Kept

“[You] who are kept by the power of God through faith for salvation…” – 1 Peter 1:5
For several years I have struggled with anxiety. Personally, I believe anxiety is rooted in our insecurities. In the deepest place, it happens between where we stand and our personal areas of disconnect from the Father. On the surface level, it has more to do with our performance, good or bad. We worry about what we do, or what could be done to us, or whether any of it is acceptable. It is like circular running tubes, made of semi-stretchable plastics, interlocked and connected to each other. As the pressures of life’s air fill them, you wonder if the weak spots in the material will stretch–or burst at a moments notice.
In the past (and present) I have experienced anxiety over the thoughts that I may repeat previous sins and mistakes I committed in ignorance of God’s ability to empower his children. Over time, this anxiety would build up pressure in the areas of life where I used to be confident. I watched as my boldness, my ambitions, and abilities turned to fears and instability. I lost my will to do more than stay still and feel safe. It baffles me because I don’t have anxiety over normal things such as personal safety. In the midst of this whole matter, I’ve run into a gang fight to preach the gospel, I’ve prophesied and loved on people who wanted to start fights with me, and a detailed list could be made. A former pastor once said, “I feel like you’re the bravest person I know!” I thought, to myself, “I’m so afraid of everything.” Anxiety never makes sense because confusion creates it through the threat of danger.
As I deal with overcoming anxiety and being human, I tend to get caught up in that ring of introspection within myself and what’s going on around me. Working out in the gym, yesterday, I talked to God about it point blank. I told him I’m frustrated with seeing progress in my freedom, and then falling right back to my internal turmoil. If it is persisting in this pattern, then I’m doing something wrong, and I need to know how to fix it.

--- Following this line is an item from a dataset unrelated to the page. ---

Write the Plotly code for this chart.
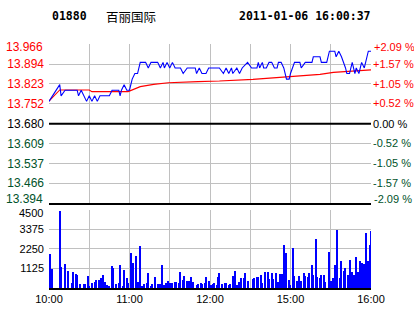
import plotly.graph_objects as go

# ---- data ----
prev_close = 13.680
price_ticks = [13.394, 13.466, 13.537, 13.609, 13.680, 13.752, 13.823, 13.894, 13.966]
price_tick_text = ["13.394", "13.466", "13.537", "13.609", "13.680", "13.752", "13.823", "13.894", "13.966"]
pct_tick_text = ["-2.09 %", "-1.57 %", "-1.05 %", "-0.52 %", "0.00 %", "+0.52 %", "+1.05 %", "+1.57 %", "+2.09 %"]

vol_ticks = [0, 1125, 2250, 3375, 4500]
vol_tick_text = ["", "1125", "2250", "3375", "4500"]

time_ticks = [0, 30, 60, 90, 120, 150, 180, 210, 240]
time_tick_text = ["10:00", "", "11:00", "", "12:00", "", "15:00", "", "16:00"]

# minutes since open (10:00, lunch break removed)
price_min = [0, 8, 9, 12, 21, 22, 24, 26, 28, 30, 32, 34, 36, 38, 45, 47, 52, 53, 54, 56, 58, 60,
             62, 64, 66, 68, 72, 74, 76, 81, 83, 85, 86, 88, 90, 92, 94, 98, 100, 103, 109, 110,
             112, 114, 117, 119, 127, 130, 132, 134, 136, 137, 140, 142, 144, 148, 151, 155, 156,
             157, 159, 160, 162, 164, 166, 168, 170, 171, 173, 175, 176, 177, 179, 180, 183, 187,
             188, 191, 196, 197, 202, 203, 207, 209, 213, 214, 216, 218, 221, 222, 224, 226, 228,
             229, 231, 233, 235, 236, 238, 240]
price_val = [13.76, 13.82, 13.78, 13.80, 13.80, 13.78, 13.80, 13.78, 13.76, 13.78, 13.76, 13.78,
             13.76, 13.78, 13.78, 13.80, 13.80, 13.78, 13.80, 13.82, 13.80, 13.80,
             13.84, 13.86, 13.86, 13.90, 13.90, 13.88, 13.90, 13.90, 13.88, 13.90, 13.88, 13.90,
             13.88, 13.90, 13.88, 13.88, 13.86, 13.88, 13.88, 13.86,
             13.88, 13.86, 13.86, 13.88, 13.88, 13.86, 13.88, 13.86, 13.88, 13.86, 13.88, 13.86,
             13.88, 13.90, 13.88, 13.88, 13.90,
             13.88, 13.90, 13.88, 13.88, 13.90, 13.90, 13.88, 13.88, 13.90, 13.90, 13.88, 13.86,
             13.84, 13.84, 13.86, 13.90, 13.90,
             13.88, 13.90, 13.90, 13.92, 13.92, 13.90, 13.90, 13.94, 13.94, 13.92, 13.94, 13.92,
             13.88, 13.86, 13.86, 13.90, 13.86,
             13.88, 13.86, 13.90, 13.88, 13.90, 13.94, 13.94]

avg_min = [0, 8, 30, 32, 59, 63, 68, 78, 89, 111, 127, 152, 177, 202, 212, 240]
avg_val = [13.761, 13.801, 13.801, 13.795, 13.795, 13.803, 13.813, 13.821, 13.827, 13.831,
           13.833, 13.839, 13.848, 13.857, 13.864, 13.873]

vol_min = [1, 2, 8, 9, 12, 14, 17, 18, 20, 21, 23, 26, 27, 29, 30, 32, 34, 35, 37, 39, 40, 42, 43,
           45, 47, 48, 50, 52, 53, 55, 56, 58, 59, 61, 63, 65, 66, 68, 69, 71, 73, 74, 76, 77, 79,
           81, 83, 84, 86, 87, 89, 90, 92, 94, 95, 97, 98, 100, 101, 103, 104, 106, 107, 110, 111,
           113, 114, 116, 117, 119, 121, 122, 123, 125, 126, 127, 129, 131, 132, 134, 135, 137,
           139, 140, 142, 143, 145, 146, 148, 152, 153, 155, 156, 158, 159, 161, 163, 164, 166,
           167, 169, 171, 172, 174, 175, 177, 179, 180, 182, 183, 185, 186, 188, 190, 191, 193,
           194, 196, 197, 199, 200, 202, 203, 205, 206, 209, 210, 212, 213, 215, 217, 218, 220,
           221, 223, 224, 226, 227, 229, 230, 232, 233, 235, 236, 238, 239, 240]
vol_val = [1970, 1110, 4430, 1220, 1390, 990, 310, 940, 820, 760, 250, 250, 250, 710, 130, 310,
           360, 480, 480, 590, 760, 360, 190, 130, 1280, 1160, 250, 310, 1340, 130, 1050, 590,
           310, 2020, 1450, 1850, 360, 2420, 130, 250, 310, 880, 130, 250, 650, 250, 250, 1340,
           190, 310, 420, 310, 310, 360, 360, 310, 940, 480, 710, 420, 420, 650, 360, 190, 250,
           310, 250, 310, 650, 420, 190, 250, 310, 190, 650, 880, 250, 310, 310, 190, 250, 710,
           990, 190, 360, 590, 590, 880, 420, 530, 590, 650, 650, 760, 310, 940, 940, 530, 880,
           530, 880, 360, 820, 820, 2480, 2020, 480, 190, 2310, 710, 420, 710, 420, 880, 710, 650,
           880, 1340, 760, 2820, 650, 590, 760, 760, 360, 2080, 420, 590, 1340, 3340, 590, 1570,
           990, 1160, 760, 1620, 940, 760, 1790, 940, 1570, 1450, 1390, 3170, 1570, 2480, 3280]

RED = "#FF0000"
GREEN = "#00522A"
GRID = "#C0C0C0"


def color_for(v):
    if abs(v - prev_close) < 1e-6:
        return "#000000"
    return RED if v > prev_close else GREEN


def colored(texts, vals, skip_edges=True):
    out = []
    for i, (t, v) in enumerate(zip(texts, vals)):
        if skip_edges and (i == 0 or i == len(vals) - 1):
            out.append("")  # edge labels drawn as nudged annotations below
        else:
            out.append(f"<span style='color:{color_for(v)}'>{t}</span>")
    return out


fig = go.Figure()

fig.add_trace(go.Scatter(x=avg_min, y=avg_val, mode="lines", line=dict(color=RED, width=1.1),
                         xaxis="x", yaxis="y", showlegend=False, hoverinfo="skip"))
fig.add_trace(go.Scatter(x=price_min, y=price_val, mode="lines", line=dict(color="#0000FF", width=1.1),
                         xaxis="x", yaxis="y3", showlegend=False, hoverinfo="skip"))
fig.add_trace(go.Bar(x=vol_min, y=vol_val, width=0.8, marker=dict(color="#0000FF", line=dict(width=0)),
                     xaxis="x2", yaxis="y2", showlegend=False, hoverinfo="skip"))

P_LO, P_HI = 0.347, 1.0
V_LO, V_HI = 0.0, 0.321

# edge tick labels, nudged inside their panels like the reference
edge_ann = []
for idx, dy in ((len(price_ticks) - 1, -3), (0, 4)):
    v = price_ticks[idx]
    edge_ann.append(dict(text=price_tick_text[idx], xref="paper", yref="y", x=0, y=v,
                         xanchor="right", yanchor="middle", xshift=-4, yshift=dy, showarrow=False,
                         font=dict(size=12, color=color_for(v))))
    edge_ann.append(dict(text=pct_tick_text[idx], xref="paper", yref="y", x=1, y=v,
                         xanchor="left", yanchor="middle", xshift=1, yshift=dy, showarrow=False,
                         font=dict(size=11, color=color_for(v))))
edge_ann.append(dict(text=vol_tick_text[-1], xref="paper", yref="y2", x=0, y=vol_ticks[-1],
                     xanchor="right", yanchor="middle", xshift=-4, yshift=-3.5, showarrow=False,
                     font=dict(size=11, color="black")))
vol_tick_text_axis = vol_tick_text[:-1] + [""]

fig.update_layout(
    width=414, height=314,
    margin=dict(l=49, r=43, t=44, b=26, pad=0, autoexpand=False),
    paper_bgcolor="white", plot_bgcolor="white",
    font=dict(family="Liberation Sans, Arial, sans-serif", size=11, color="black"),
    bargap=0,
    xaxis=dict(domain=[0, 1], anchor="y", range=[0, 240], tickvals=time_ticks,
               showticklabels=False, ticks="", showgrid=True, gridcolor=GRID, gridwidth=1,
               zeroline=False, showline=True, linecolor="black", linewidth=2, automargin=False),
    yaxis=dict(domain=[P_LO, P_HI], anchor="x", range=[price_ticks[0], price_ticks[-1]],
               tickvals=price_ticks, ticktext=colored(price_tick_text, price_ticks),
               ticks="", ticklabelstandoff=4, tickfont=dict(size=12), automargin=False,
               showgrid=True, gridcolor=GRID, gridwidth=1, zeroline=False, showline=False),
    yaxis3=dict(overlaying="y", side="right", anchor="x", range=[price_ticks[0], price_ticks[-1]],
                tickvals=price_ticks, ticktext=colored(pct_tick_text, price_ticks),
                ticks="", ticklabelstandoff=1, tickfont=dict(size=11), automargin=False,
                showgrid=False, zeroline=False, showline=False),
    xaxis2=dict(domain=[0, 1], anchor="y2", range=[0, 240], tickvals=time_ticks,
                ticktext=time_tick_text, ticks="", showgrid=True, gridcolor=GRID, gridwidth=1,
                zeroline=False, showline=True, linecolor="black", linewidth=2,
                tickfont=dict(size=11), automargin=False),
    yaxis2=dict(domain=[V_LO, V_HI], anchor="x2", range=[0, 4500], tickvals=vol_ticks,
                ticktext=vol_tick_text_axis, ticks="", ticklabelstandoff=4, automargin=False,
                showgrid=True, gridcolor=GRID, gridwidth=1, zeroline=False, showline=False),
    shapes=[dict(type="line", xref="x", yref="y", x0=0, x1=240, y0=prev_close, y1=prev_close,
                 line=dict(color="black", width=2))],
    annotations=[
        dict(text="<b>01880</b>", xref="paper", yref="paper", x=(50 - 49) / 322, y=(288 - 16) / 244,
             xanchor="left", yanchor="middle", showarrow=False,
             font=dict(family="DejaVu Sans Mono", size=11.5, color="black")),
        dict(text="百丽国际", xref="paper", yref="paper", x=(104 - 49) / 322, y=(288 - 16) / 244,
             xanchor="left", yanchor="middle", showarrow=False,
             font=dict(family="Noto Sans CJK SC", size=12.5, color="black")),
        dict(text="<b>2011-01-06 16:00:37</b>", xref="paper", yref="paper", x=(237 - 49) / 322,
             y=(288 - 16) / 244, xanchor="left", yanchor="middle", showarrow=False,
             font=dict(family="DejaVu Sans Mono", size=11.5, color="black")),
    ] + edge_ann,
)

fig.write_html("out.html")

“Then Jesus said,“…you shall know the truth, and the truth shall make you free.‘” –John 8:31-32
Whenever something in my life does not measure up to the grace he has given me, it is the sucky truth that I believe a lie. That was the simplicity of the Father’s answer to me yesterday. To trust that he keeps me with his power through my faith. In trusting him, we become free from the lies that manipulate us. As we trust him, we take away life’s “Access” pass to our heart and mind. Jesus is free from the world, lives in authority over it, and stands in the doorway of your heart.
That has been my problem, my hesitance to believe I am already free from everything. The Father keeps me. Our faith allows us to function under the higher reality of his promise. We must let go of trusting in the evil ability of the world and grab hold of God’s faithfulness. He is good, all the way, all the time. It is not my ability to monitor myself or worry, but His faithfulness towards me in all good fortune. He guards the door of my heart to keep things from coming in that are not from Him. You are not meant to come into the kingdom of God only to wonder if you will be committed enough, work hard enough, or be safe enough in life. All of our internal issues are solved by entrusting our fragility to the stability of His ability.